At 5:59 PM, Blogger MT said...

Well, I backtrack a bit, because the precedent I was appealing to was the Supremes allowing Congress to legislate against private property rights for the public good, and with the copyright extension the court ought to assume that in legislating in favor of property rights Congress likewise considered the public good--and even considered it vis-a-vis Mickey in particular. So it's very like them to rule as they did. Still, maybe suing was good public theater and activism and politics on Lessig's part. Maybe the the lawyerly Lessig astute assessed the winning Supreme case to be so far down the line that this suit was no harm, worth a try, and only for the good because it would public raise awareness of a government perpetrated atrocity.

 
At 6:14 PM, Blogger Filch said...

I, also, could not disagree more with the policy.
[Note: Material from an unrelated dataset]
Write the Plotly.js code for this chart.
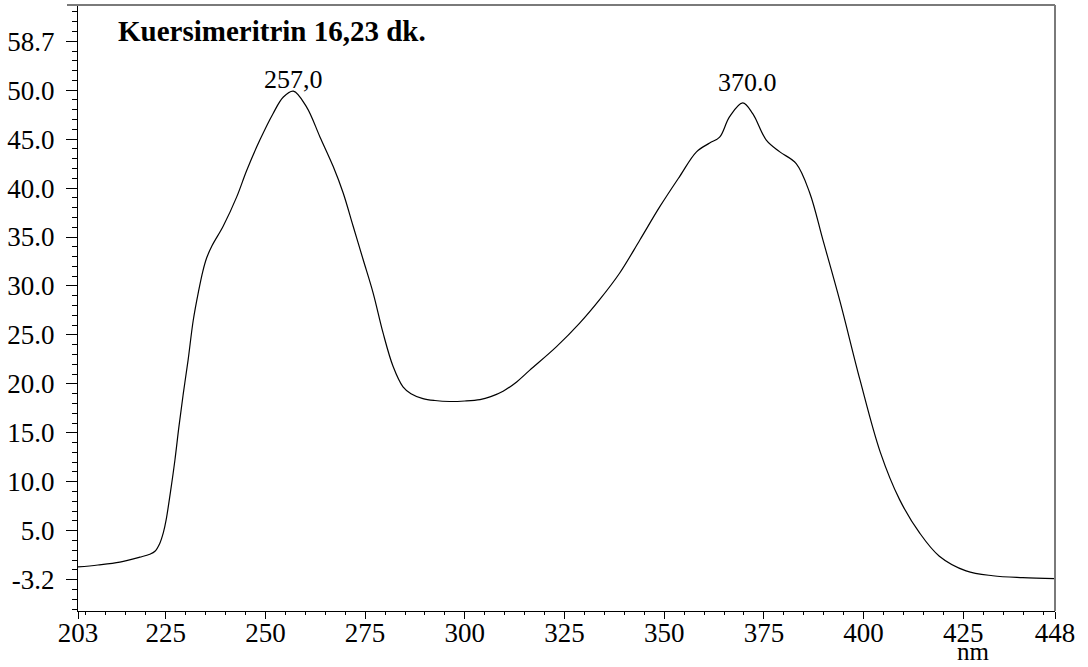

I also don't think Congress should have the right to steal the commons from the goose. All I'm saying is that, given the makeup of that particular court - or, really, any Court in my lifetime - Lessig's main argument was obviously a non-starter. Wait till I've got a few years of law school under my belt, I might dare go so far as to call it foolish. Breyer's dissent seems agreeable to me - agreeable, but not more reasonable than the majority opinion. Only wishful thinking would lead one to think that anything close to a majority of those Justices would rule in plaintiff's favor. So now, instead of just an obnoxious statute, we have an obnoxious statute shored up by a seven/two majority decision of the Supreme Court. Gee, thanks.